The bar chart shows that there is a skewed distribution of the data in regards to those younger than 50. This accounts for approximately 85% of the total users which is not desirable. We could also have looked at the distribution of age of the customers and create groups of customers based on a percentile approach to have a better distribution. But, that approach only takes age into account and ignores the need to create groups based on whether the user has interacted with the app.

To solve for this, we can use different techniques to arrive at a better classification. Decision trees is one such technique.

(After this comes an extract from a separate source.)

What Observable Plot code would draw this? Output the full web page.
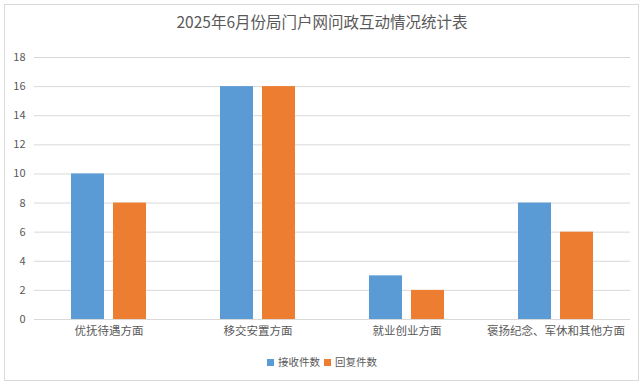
<!DOCTYPE html>
<html><head><meta charset="utf-8">
<script src="https://cdn.jsdelivr.net/npm/d3@7"></script>
<script src="https://cdn.jsdelivr.net/npm/@observablehq/plot@0.6"></script>
<style>
body{margin:0;background:#fff;font-family:"Noto Sans CJK SC","Noto Sans",sans-serif;}
#wrap{position:relative;width:644px;height:387px;}
#frame{position:absolute;left:4px;top:4px;width:635px;height:377px;border:1px solid #d9d9d9;box-sizing:border-box;}
#title{position:absolute;left:0;top:10px;width:644px;text-align:center;font-size:15.5px;color:#595959;}
#chart{position:absolute;left:0;top:45px;}
#legend{position:absolute;left:0;top:354px;width:644px;text-align:center;font-size:10.5px;color:#595959;}
#legend span.sw{display:inline-block;width:7px;height:7px;margin-right:4px;vertical-align:0px;}
#legend span.it{margin:0 2px;}
</style></head>
<body><div id="wrap"><div id="frame"></div>
<div id="title">2025年6月份局门户网问政互动情况统计表</div>
<div id="chart"></div>
<div id="legend"></div></div>
<script>
const categories = ["优抚待遇方面","移交安置方面","就业创业方面","褒扬纪念、军休和其他方面"];
const seriesNames = ["接收件数","回复件数"];
const received = [10,16,3,8];
const replied = [8,16,2,6];
const colors = ["#5B9BD5","#ED7D31"];
const yTicks = [0,2,4,6,8,10,12,14,16,18];

const data = [];
categories.forEach((c,i)=>{
  data.push({cat:c, series:seriesNames[0], value:received[i]});
  data.push({cat:c, series:seriesNames[1], value:replied[i]});
});

const chart = Plot.plot({
  width:644, height:300,
  marginLeft:33, marginRight:14, marginTop:12, marginBottom:26,
  style:{fontFamily:'"Noto Sans CJK SC","Noto Sans",sans-serif', color:"#595959", background:"transparent"},
  fx:{domain:categories, padding:0, label:null, axis:null},
  x:{domain:seriesNames, paddingInner:0.214, paddingOuter:0.88, axis:null},
  y:{domain:[0,18], ticks:yTicks, label:null, axis:null},
  color:{domain:seriesNames, range:colors},
  marks:[
    Plot.gridY(yTicks,{stroke:"#d9d9d9", strokeOpacity:1}),
    Plot.axisY({ticks:yTicks, tickSize:0, tickPadding:9, label:null, fontSize:11}),
    Plot.barY(data,{fx:"cat", x:"series", y:"value", fill:"series"}),
    Plot.axisFx({anchor:"bottom", tickSize:0, tickPadding:7, label:null, fontSize:11.5})
  ]
});
document.getElementById("chart").appendChild(chart);

const lg = document.getElementById("legend");
seriesNames.forEach((s,i)=>{
  const it = document.createElement("span");
  it.className="it";
  it.innerHTML = `<span class="sw" style="background:${colors[i]}"></span>${s}`;
  lg.appendChild(it);
});
</script></body></html>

Decision trees, as the name suggests, uses a tree plot to map out possible consequences to visually display event outcomes. This helps to identify a strategy and ultimately reach a goal. The goal, or dependent variable, in this case, is to find out whether the users interact with the independent variable of age.

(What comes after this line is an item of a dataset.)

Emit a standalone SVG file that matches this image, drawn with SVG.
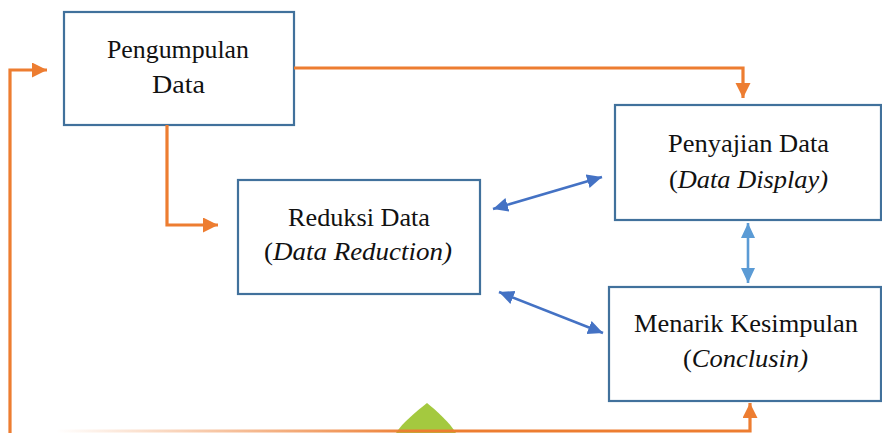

Decision trees have three main parts: a root node, leaf nodes and branches. The root node is the starting point of the tree, and both root and leaf nodes contain questions or criteria to be answered. Branches are arrows connecting nodes, showing the flow from question to answer. Each node typically has two or more nodes extending from it. The way a decision tree selects the best question at a particular node is based on the information gained from the answer.

In the above example, the best question for the first node is whether the age of the user is greater than or equal to 38? This question was arrived after looking at the information gained from the answers for many such questions at varying users’ age. There is one leaf node for a “yes” response, and another node for “no.” We see such questions at each node based on whether the user is above or below a certain age.

Based on the above decision tree, we get certain rules based on which one could infer if a user is likely to interact with the app or not. Enumerated below are the rules:

From the above rules, it looks like we could classify the users in 3 age groups “< 28”, “>= 28 and < 44” and“>= 44”.

The mosaic plot indicates a statistical significance for age group “< 28” & “>= 44”. it seems users less than 28 years interact significantly more and users who are more than or equal to 44 years interact significantly less with the app compared to the global average. Users between the above age group interact as per the global average.

The chart above shows that the distribution of users among various age groups is not heavily skewed toward one user group compared to the earlier distribution. The above user segmentation is more useful and distributed compared to the earlier one. One could also create an additional categorical feature using the above classification to build a model that predicts whether a user would interact with the app.

With the help of Decision Trees, we have been able to convert a numerical variable into a categorical one and get a quick user segmentation by binning the numerical variable in groups. When using R to bin data this classification can, itself, be dynamic towards the desired goal, which in the example discussed was the identification of interacting users based on their age.

Source Code (R) and Dataset to reproduce the above article available here.

Comments are closed.

This is a very interesting idea. I did not follow how you reduce from 7 rules to only 3 age groups. Could you explain further? I thought the decision tree would give us 7 buckets since there are 7 leaf nodes and we should break into 7 age groups. Thanks for you help!

The idea behind the article was to use decision trees to convert your numerical variables to categorical ones to use as an additional feature for further modelling or perhaps, a quick segmentation based on a single numerical variable.

The output of any machine learning algo should be such that it is interpretable. For the sake of interpretability and usage, you ought to make certain assumptions and possibly prune the levels in a decision tree. The decision tree constructed had 3 levels. I could have taken the 7 buckets from the 3 levels but the actual people in those buckets would be very low. Also, I could have built my decision tree with levels which are even deeper. You would be having more leaf nodes in that case and more buckets. But what is the use of that bucket, if your segment size or count of the people in that bucket is a very low.

For the sake of interpretability, I chose to select to go down only 1 level instead of 3 levels deep. Hence, I got the 3 buckets.

I hope I answered your question. Feel free to write, incase you have further questions.

It makes a lot of sense. Overfitting could be a problem if we traverse too many levels down. As you said, that means each bucket may only contain very few samples, which is not desirable. Thanks a lot for your reply and the inspiring post.

hw can we get the feature vector from the output ?

In the example, the aim was to convert a numerical variable (independent variable) into a categorical one. So the independent variable or the feature used is just one. In a more general case, there will be more than one feature or independent variable. In case of decision trees, you can just plot the tree to get the important features as is shown in the source code.

Hope I was able to clear your doubt.